Methanogens are the unique and only group of microorganisms responsible for the generation of more than 90% of Earth`s methane. In terms of the necessary of the biological processes, these archaea use very small range of substrates but they are so adoptable that can be found in various anoxic habitats, even in extreme environments. Research of Arctic permafrost revealed the presence of viable methanogenic archaea, what may lead to the increase of methane flux in permafrost in the future. Several investigations on the CH₄ emissions and the methanogenic community of Arctic permanently frozen grounds of different ages have been conducted previously (Rivkina et al., 2007; Wagner et al., 2013; Shcherbakova et al., 2016). The use of cultivated methods allowed to identify and describe new methanogenic species of the genera Methanosarcina and Methanobacterium in the Pliocene and Pleistocene permafrost, which are responsible for the formation of methane under extreme subzero conditions (Rivkina et al., 2004; Rivkina et al., 2007; Krivushin et al., 2010; Shcherbakova et al., 2011).
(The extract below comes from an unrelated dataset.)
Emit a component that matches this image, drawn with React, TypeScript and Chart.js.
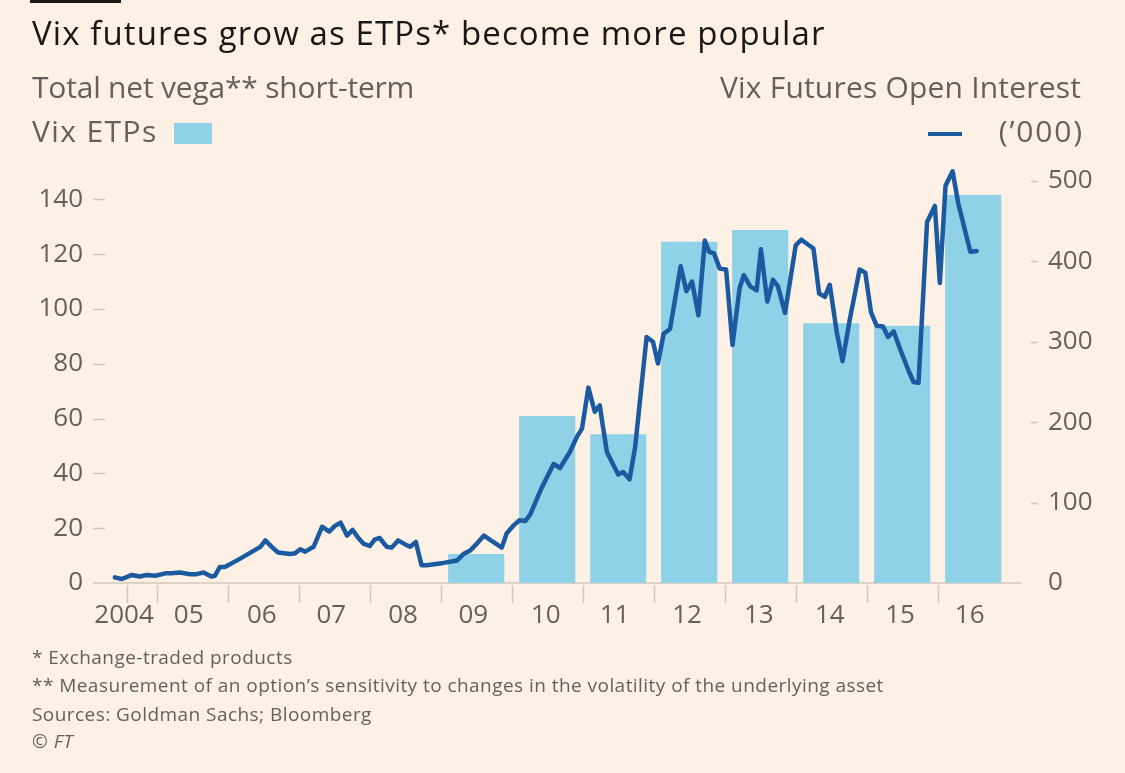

Tied methane-producing binary culture JL01 was isolated from 2.0-m-deep Holocene permafrost (Kolyma lowland, Russia) after long-term cultivation at 15°C. Using molecular techniques and repeated transfers in the presence of various antibiotics the binary culture was divided into archaeal (JL01) and bacterial (GLS2) strains. Later the bacterium was described as a novel spherical spirochaete Sphaerochaeta associata GLS2^T (Troshina et al., 2015).
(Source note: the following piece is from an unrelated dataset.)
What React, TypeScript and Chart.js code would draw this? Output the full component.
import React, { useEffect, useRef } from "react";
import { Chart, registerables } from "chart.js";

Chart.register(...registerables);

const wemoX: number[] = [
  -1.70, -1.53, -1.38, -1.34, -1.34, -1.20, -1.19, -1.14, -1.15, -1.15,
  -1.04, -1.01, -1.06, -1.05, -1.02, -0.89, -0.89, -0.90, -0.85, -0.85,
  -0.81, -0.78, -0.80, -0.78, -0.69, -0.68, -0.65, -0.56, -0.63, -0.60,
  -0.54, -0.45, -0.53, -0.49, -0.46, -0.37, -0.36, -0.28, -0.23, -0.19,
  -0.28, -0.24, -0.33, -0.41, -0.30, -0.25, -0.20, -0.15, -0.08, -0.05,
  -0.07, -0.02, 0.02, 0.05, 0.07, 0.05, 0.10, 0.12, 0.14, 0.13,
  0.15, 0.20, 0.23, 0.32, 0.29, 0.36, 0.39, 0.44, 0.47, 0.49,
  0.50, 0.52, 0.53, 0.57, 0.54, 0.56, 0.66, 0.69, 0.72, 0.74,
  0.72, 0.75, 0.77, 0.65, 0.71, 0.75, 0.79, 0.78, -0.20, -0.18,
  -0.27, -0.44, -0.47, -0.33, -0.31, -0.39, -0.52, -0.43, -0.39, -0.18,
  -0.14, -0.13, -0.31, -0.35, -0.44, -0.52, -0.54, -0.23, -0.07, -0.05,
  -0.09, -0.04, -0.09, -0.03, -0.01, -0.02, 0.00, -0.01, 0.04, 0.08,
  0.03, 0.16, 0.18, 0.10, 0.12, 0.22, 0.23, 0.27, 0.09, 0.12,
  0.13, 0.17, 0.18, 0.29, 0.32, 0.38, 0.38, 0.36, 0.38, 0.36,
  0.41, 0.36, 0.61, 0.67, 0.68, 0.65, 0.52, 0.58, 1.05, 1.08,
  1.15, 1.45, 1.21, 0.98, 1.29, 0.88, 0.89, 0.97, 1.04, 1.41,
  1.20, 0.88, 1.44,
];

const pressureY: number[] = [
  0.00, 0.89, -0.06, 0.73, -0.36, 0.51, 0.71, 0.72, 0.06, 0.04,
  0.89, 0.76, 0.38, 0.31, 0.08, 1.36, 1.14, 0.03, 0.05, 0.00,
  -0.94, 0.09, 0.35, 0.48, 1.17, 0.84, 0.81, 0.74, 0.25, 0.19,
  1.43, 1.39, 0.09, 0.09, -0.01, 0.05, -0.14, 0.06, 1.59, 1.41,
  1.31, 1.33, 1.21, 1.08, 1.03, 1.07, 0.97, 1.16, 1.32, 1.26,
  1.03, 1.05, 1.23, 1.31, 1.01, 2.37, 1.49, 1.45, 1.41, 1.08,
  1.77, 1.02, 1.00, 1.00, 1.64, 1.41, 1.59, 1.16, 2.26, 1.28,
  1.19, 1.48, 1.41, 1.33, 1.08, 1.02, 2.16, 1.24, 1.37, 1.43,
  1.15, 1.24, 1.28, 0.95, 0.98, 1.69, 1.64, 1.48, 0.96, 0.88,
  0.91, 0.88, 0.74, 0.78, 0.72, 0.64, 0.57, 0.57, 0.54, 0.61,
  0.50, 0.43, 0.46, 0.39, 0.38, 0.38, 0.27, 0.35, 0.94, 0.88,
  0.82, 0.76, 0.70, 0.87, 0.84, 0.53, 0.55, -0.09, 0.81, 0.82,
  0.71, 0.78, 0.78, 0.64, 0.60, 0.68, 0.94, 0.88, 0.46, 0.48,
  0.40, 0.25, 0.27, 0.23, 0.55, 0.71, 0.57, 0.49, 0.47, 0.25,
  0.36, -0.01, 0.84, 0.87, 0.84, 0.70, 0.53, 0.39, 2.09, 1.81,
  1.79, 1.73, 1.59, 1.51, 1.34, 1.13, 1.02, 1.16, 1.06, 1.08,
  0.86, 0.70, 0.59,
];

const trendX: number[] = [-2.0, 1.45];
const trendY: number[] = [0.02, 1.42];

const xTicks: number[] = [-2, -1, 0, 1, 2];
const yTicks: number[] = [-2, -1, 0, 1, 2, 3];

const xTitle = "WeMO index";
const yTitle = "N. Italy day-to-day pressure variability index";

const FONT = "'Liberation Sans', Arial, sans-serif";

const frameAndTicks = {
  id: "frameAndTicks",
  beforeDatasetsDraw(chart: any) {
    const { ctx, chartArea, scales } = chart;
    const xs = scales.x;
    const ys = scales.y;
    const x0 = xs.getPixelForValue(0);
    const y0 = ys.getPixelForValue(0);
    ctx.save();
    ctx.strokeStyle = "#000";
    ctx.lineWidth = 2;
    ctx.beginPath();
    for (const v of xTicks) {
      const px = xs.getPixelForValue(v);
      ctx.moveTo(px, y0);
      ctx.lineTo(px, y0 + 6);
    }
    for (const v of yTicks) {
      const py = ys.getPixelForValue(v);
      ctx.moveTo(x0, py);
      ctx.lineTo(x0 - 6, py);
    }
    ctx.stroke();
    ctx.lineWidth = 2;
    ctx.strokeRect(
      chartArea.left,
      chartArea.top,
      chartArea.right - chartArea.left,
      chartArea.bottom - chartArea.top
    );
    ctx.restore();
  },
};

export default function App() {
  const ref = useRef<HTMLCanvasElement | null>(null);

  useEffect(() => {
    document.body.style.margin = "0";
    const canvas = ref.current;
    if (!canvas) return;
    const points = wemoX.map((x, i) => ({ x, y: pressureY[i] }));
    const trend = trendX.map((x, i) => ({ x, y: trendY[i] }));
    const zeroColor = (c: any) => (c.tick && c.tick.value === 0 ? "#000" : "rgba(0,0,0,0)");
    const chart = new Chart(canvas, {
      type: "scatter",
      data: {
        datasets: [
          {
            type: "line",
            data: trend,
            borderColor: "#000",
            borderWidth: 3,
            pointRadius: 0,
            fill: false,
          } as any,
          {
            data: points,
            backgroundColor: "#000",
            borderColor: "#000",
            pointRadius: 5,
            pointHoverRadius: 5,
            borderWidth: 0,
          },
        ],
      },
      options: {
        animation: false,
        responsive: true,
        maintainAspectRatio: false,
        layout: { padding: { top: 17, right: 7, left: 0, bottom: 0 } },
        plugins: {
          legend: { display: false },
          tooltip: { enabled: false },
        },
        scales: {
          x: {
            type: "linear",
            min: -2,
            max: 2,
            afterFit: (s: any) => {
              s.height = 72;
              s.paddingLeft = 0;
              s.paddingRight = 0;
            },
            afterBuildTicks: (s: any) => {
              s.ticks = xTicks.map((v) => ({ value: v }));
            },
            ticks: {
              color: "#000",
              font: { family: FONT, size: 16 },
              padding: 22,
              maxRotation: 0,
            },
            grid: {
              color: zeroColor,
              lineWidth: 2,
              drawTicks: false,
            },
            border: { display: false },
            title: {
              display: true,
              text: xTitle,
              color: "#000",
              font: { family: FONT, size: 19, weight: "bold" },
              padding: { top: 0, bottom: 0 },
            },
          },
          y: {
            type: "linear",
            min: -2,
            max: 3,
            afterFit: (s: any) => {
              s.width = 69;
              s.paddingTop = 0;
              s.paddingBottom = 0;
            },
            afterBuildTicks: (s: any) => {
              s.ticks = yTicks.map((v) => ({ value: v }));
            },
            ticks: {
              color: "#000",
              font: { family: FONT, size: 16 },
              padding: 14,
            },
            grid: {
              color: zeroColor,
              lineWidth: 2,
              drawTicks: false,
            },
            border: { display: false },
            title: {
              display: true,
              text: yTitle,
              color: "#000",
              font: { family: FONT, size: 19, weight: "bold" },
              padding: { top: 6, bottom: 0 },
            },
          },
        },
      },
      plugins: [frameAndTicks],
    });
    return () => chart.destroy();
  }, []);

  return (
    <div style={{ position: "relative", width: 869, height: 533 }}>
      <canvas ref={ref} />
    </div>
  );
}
Preliminary studies of strain JL01 have shown that it was strictly anaerobic, nonmotile methanogenic аrchaeon which cells were organized into aggregates and had a typical appearance for Methanosarcina species. Strain JL01 cell wall corresponded to the Gram-positive type. Methane production was observed under the temperature from 10 to 37^oC, pH 5.5-9.0 and NaCl concentration from 0.9 to 10 g L^-1. The most suitable substrates for strain JL01 growth were methanol and trimethylamine. The genome sequence was determined in the Centre for Genomic Regulation (Barcelona, Spain). Genome was assembled from 323 contigs. The sequence total and ungapped lengths were 4,186,733 bp and 4,127,022 bp, respectively. GC content was 41.59%. A comparison of the genome sequences of our strain and Methanosarcina mazei S-6^T (ANI 98.5%) showed that the Arctic isolate belonged to the species M. mazei despite significant phenotypic differences between strain JL01 and its closest relative M. mazei S-6^T.

This study comprises the characterization of methanogenic archaeon strain JL01 and the data of the long-term cooperation with saccharolytic bacterial partner S. associata GLS2^T. Supported by genomic data this finding confirm a possibility of methane production in this cooperation without any additional carbon and energy sources.
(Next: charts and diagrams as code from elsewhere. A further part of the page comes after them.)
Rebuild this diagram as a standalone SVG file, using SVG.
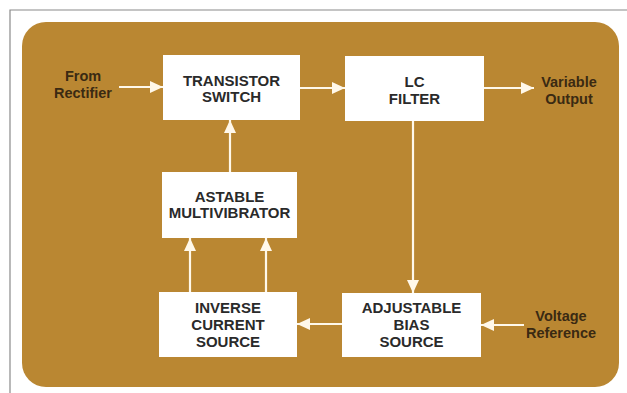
<svg xmlns="http://www.w3.org/2000/svg" width="627" height="393" viewBox="0 0 627 393">
<defs>
<marker id="ah" markerUnits="userSpaceOnUse" markerWidth="13" markerHeight="12" refX="13" refY="6" orient="auto">
<path d="M0,0 L13,6 L0,12 z" fill="#FFF8EA"/>
</marker>
<style>
.box{fill:#FFFFFF;}
.bt{font-family:"Liberation Sans",Arial,sans-serif;font-weight:bold;font-size:15px;fill:#2A2A2A;text-anchor:middle;}
.lb{font-family:"Liberation Sans",Arial,sans-serif;font-weight:bold;font-size:14.5px;fill:#3A2A12;text-anchor:middle;}
.cn{stroke:#FFF8EA;stroke-width:2.2;fill:none;marker-end:url(#ah);}
</style>
</defs>
<rect x="0" y="0" width="627" height="393" fill="#FFFFFF"/>
<path d="M10,393 V10 H627" stroke="#8A8A8A" stroke-width="1.2" fill="none"/>
<rect x="22" y="22" width="597" height="365" rx="24" ry="24" fill="#BA8732"/>
<g id="connectors">
<line class="cn" x1="119" y1="87" x2="163" y2="87"/>
<line class="cn" x1="300" y1="88" x2="345" y2="88"/>
<line class="cn" x1="484" y1="88" x2="534" y2="88"/>
<line class="cn" x1="413" y1="121" x2="413" y2="293"/>
<line class="cn" x1="524" y1="325" x2="481" y2="325"/>
<line class="cn" x1="342" y1="324" x2="297" y2="324"/>
<line class="cn" x1="190" y1="292" x2="190" y2="238"/>
<line class="cn" x1="266" y1="292" x2="266" y2="238"/>
<line class="cn" x1="230" y1="172" x2="230" y2="120"/>
</g>
<g id="from-rectifier">
<text class="lb" x="83" y="81">From</text>
<text class="lb" x="83" y="98">Rectifier</text>
</g>
<g id="transistor-switch">
<rect class="box" x="163" y="55" width="137" height="65"/>
<text class="bt" x="231.5" y="86">TRANSISTOR</text>
<text class="bt" x="231.5" y="102">SWITCH</text>
</g>
<g id="lc-filter">
<rect class="box" x="345" y="56" width="139" height="65"/>
<text class="bt" x="414.5" y="87">LC</text>
<text class="bt" x="414.5" y="104">FILTER</text>
</g>
<g id="variable-output">
<text class="lb" x="569" y="87">Variable</text>
<text class="lb" x="569" y="104">Output</text>
</g>
<g id="astable-multivibrator">
<rect class="box" x="162" y="172" width="135" height="66"/>
<text class="bt" x="229.5" y="202">ASTABLE</text>
<text class="bt" x="229.5" y="218">MULTIVIBRATOR</text>
</g>
<g id="inverse-current-source">
<rect class="box" x="159" y="292" width="138" height="65"/>
<text class="bt" x="228" y="312.5">INVERSE</text>
<text class="bt" x="228" y="329.5">CURRENT</text>
<text class="bt" x="228" y="346.5">SOURCE</text>
</g>
<g id="adjustable-bias-source">
<rect class="box" x="342" y="293" width="139" height="64"/>
<text class="bt" x="411.5" y="312.5">ADJUSTABLE</text>
<text class="bt" x="411.5" y="329.5">BIAS</text>
<text class="bt" x="411.5" y="346.5">SOURCE</text>
</g>
<g id="voltage-reference">
<text class="lb" x="561" y="321">Voltage</text>
<text class="lb" x="561" y="338">Reference</text>
</g>
</svg>
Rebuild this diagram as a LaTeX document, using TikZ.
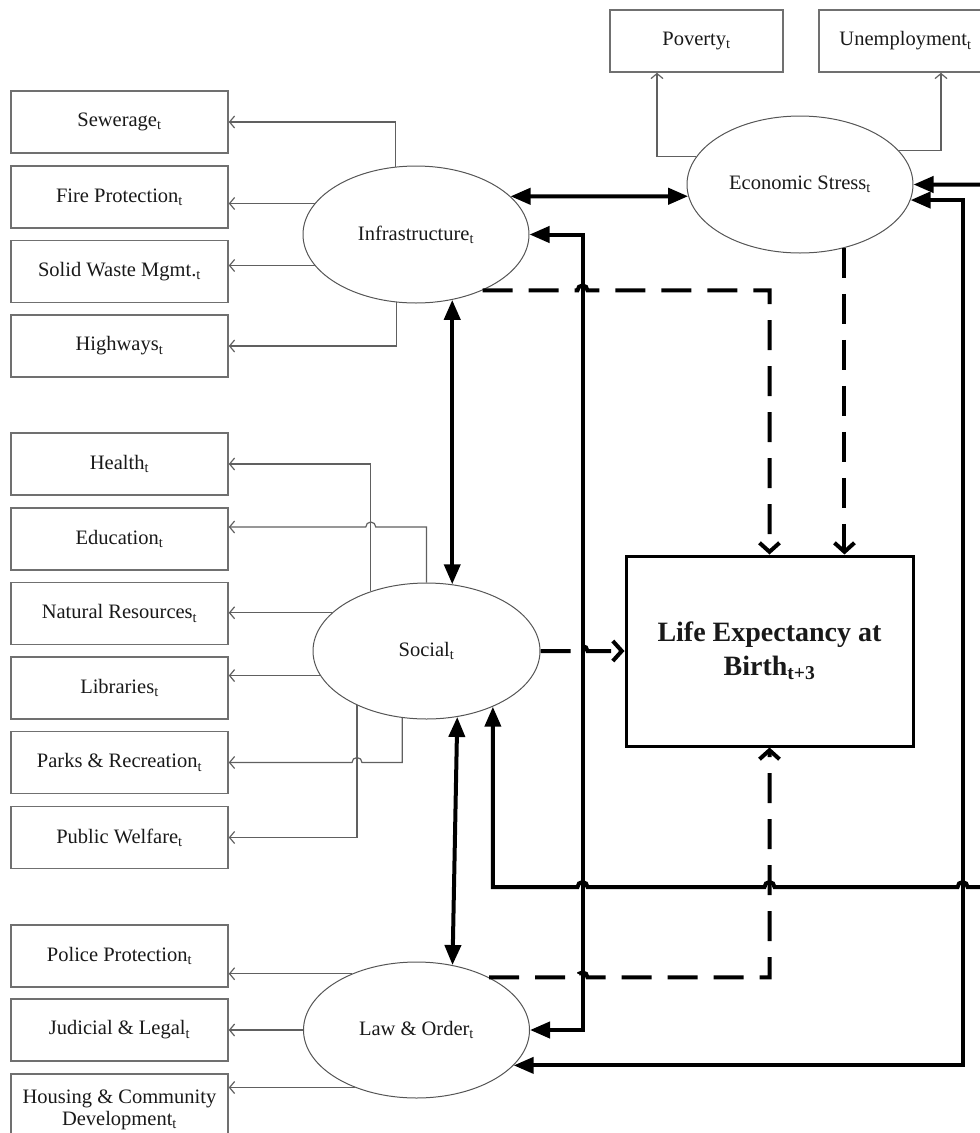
\documentclass[tikz,border=0pt]{standalone}
\usepackage{fontspec}
\setmainfont{Liberation Serif}
\usetikzlibrary{arrows.meta,shapes.geometric,calc}
\definecolor{boxgray}{HTML}{707070}
\definecolor{linegray}{HTML}{606060}
\definecolor{ellgray}{HTML}{555555}
\begin{document}
\begin{tikzpicture}[x=1pt,y=-1pt,
  every node/.style={font=\fontsize{20.5}{23}\selectfont, inner sep=0pt, text=black!90},
  ind/.style={draw=boxgray, line width=1.6pt, minimum width=217pt, minimum height=62pt, align=center},
  lat/.style={ellipse, draw=ellgray, line width=1pt, minimum width=226pt, minimum height=137pt},
  meas/.style={draw=linegray, line width=1.2pt, -{Straight Barb[length=5pt,width=12pt]}},
  cov/.style={line width=4pt, {Triangle[length=20pt,width=16pt]}-{Triangle[length=20pt,width=16pt]}},
  eff/.style={line width=4pt, dash pattern=on 30pt off 16pt, -{Straight Barb[length=9pt,width=20pt]}},
]
\useasboundingbox (0,0) rectangle (980,1133);
\clip (0,0) rectangle (980,1133);

% indicator boxes
\node[ind] (sew)    at (119.5,122)   {Sewerage\textsubscript{t}};
\node[ind] (fire)   at (119.5,197)   {Fire Protection\textsubscript{t}};
\node[ind] (solid)  at (119.5,271.5) {Solid Waste Mgmt.\textsubscript{t}};
\node[ind] (high)   at (119.5,346)   {Highways\textsubscript{t}};
\node[ind] (health) at (119.5,464)   {Health\textsubscript{t}};
\node[ind] (edu)    at (119.5,539)   {Education\textsubscript{t}};
\node[ind] (nat)    at (119.5,613.5) {Natural Resources\textsubscript{t}};
\node[ind] (lib)    at (119.5,688)   {Libraries\textsubscript{t}};
\node[ind] (parks)  at (119.5,762.5) {Parks \& Recreation\textsubscript{t}};
\node[ind] (pw)     at (119.5,837.5) {Public Welfare\textsubscript{t}};
\node[ind] (police) at (119.5,956)   {Police Protection\textsubscript{t}};
\node[ind] (jud)    at (119.5,1030)  {Judicial \& Legal\textsubscript{t}};
\node[ind, minimum height=72pt, font=\fontsize{20.5}{22}\selectfont] (house) at (119.5,1110) {Housing \& Community\\Development\textsubscript{t}};
\node[ind, minimum width=173pt] (pov)   at (696.5,41) {Poverty\textsubscript{t}};
\node[ind, minimum width=173pt] (unemp) at (905.5,41) {Unemployment\textsubscript{t}};

% latent variables
\node[lat] (infra) at (416,234.5) {Infrastructure\textsubscript{t}};
\node[lat] (econ)  at (800,184.5) {Economic Stress\textsubscript{t}};
\node[lat, minimum width=227pt, minimum height=136pt] (social) at (426.5,651) {Social\textsubscript{t}};
\node[lat, minimum height=136pt] (law) at (416.5,1030) {Law \& Order\textsubscript{t}};

% outcome
\node[draw, line width=3pt, minimum width=287pt, minimum height=190pt, align=center,
      font=\fontsize{28}{34}\selectfont\bfseries] (le) at (769.5,651) {Life Expectancy at\\Birth\textsubscript{t+3}};

% helper corners
\coordinate (vA) at ([xshift=53pt]infra.east);
\coordinate (vB) at ([xshift=52pt]econ.-8);
\coordinate (offR) at (1003,887);
\coordinate (eduIn) at ([yshift=12pt]edu.east);

% measurement links
\draw[meas] (infra.107) |- (sew.east);
\draw[meas] (infra.163) -- (infra.163 -| fire.east);
\draw[meas] (infra.197) -- (infra.197 -| solid.east);
\draw[meas] (infra.254) |- (high.east);
\draw[meas] (econ.165) -| ([xshift=-39.5pt]pov.south);
\draw[meas] (econ.19) -| ([xshift=35.5pt]unemp.south);
\draw[meas] (social.133) |- (health.east);
\draw[meas] (social.north) |- ([xshift=5pt]social.133 |- eduIn) arc[start angle=0,end angle=-180,radius=5] -- (eduIn);
\draw[meas] (social.158) -- (social.158 -| nat.east);
\draw[meas] (social.193) -- (social.193 -| lib.east);
\draw[meas] (social.250) |- ([xshift=5pt]social.218 |- parks.east) arc[start angle=0,end angle=-180,radius=5] -- (parks.east);
\draw[meas] (social.218) |- (pw.east);
\draw[meas] (law.139) -- (law.139 -| police.east);
\draw[meas] (law.west) -- (jud.east);
\draw[meas] (law.223) -- (law.223 -| house.east);

% structural covariances
\draw[cov] (infra.22) -- (econ.186);
\draw[cov] (infra.-61) -- (infra.-61 |- social.69);
\draw[cov] (social.-65) -- (law.61);
\draw[cov] (infra.east) -- (vA) |- (law.east);
\draw[cov] (econ.-8) -- (vB) |- (law.-20);
\draw[cov] (econ.east) -| (offR) -- ([xshift=5pt]vB |- offR) arc[start angle=0,end angle=-180,radius=5]
  -- ([xshift=5pt]le.south |- offR) arc[start angle=0,end angle=-180,radius=5]
  -- ([xshift=5pt]vA |- offR) arc[start angle=0,end angle=-180,radius=5]
  -- (social.-40 |- offR) -- (social.-40);

% effects on life expectancy
\draw[eff] (infra.-40) -- ([xshift=-5pt]vA |- infra.-40) arc[start angle=180,end angle=360,radius=5]
  -- (le.north |- infra.-40) -- (le.north);
\draw[eff] (econ.-55) -- (econ.-55 |- le.north);
\draw[eff] (social.east) -- ([xshift=-5pt]vA |- social.east) arc[start angle=180,end angle=360,radius=5] -- (le.west);
\draw[eff] (law.36) -- ([xshift=-5pt]vA |- law.36) arc[start angle=180,end angle=360,radius=5]
  -- (le.south |- law.36) -- (le.south);
\end{tikzpicture}
\end{document}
The genome analysis of S. associata GLS2^T shows a particular adaptation of this bacterium towards methanochondroitin matrix of M. mazei JL01 due to the presence of necessary genes responsible for various carbohydrates. It is possible that such cooperation between the methanogen and the bacterium, that we observed in our experiments, allows the participants to carry out a continuous process of decomposition of methanochondroitin of dead methanogen cells to form acetate (Troshina et al., 2015), the substrate for methanogenesis. The analysis of genomes of Sphaerochaeta spp. showed the absence of several genes coding for vitamin B₁₂ synthesis. Methane producing archaea can produce its precursors (Zhang et al., 2008, Caro-Quintero et al., 2012) and can supply them to the bacterium.

Thus, we hypothesize that such interaction allows partners to stay viable and active in the permafrost condition.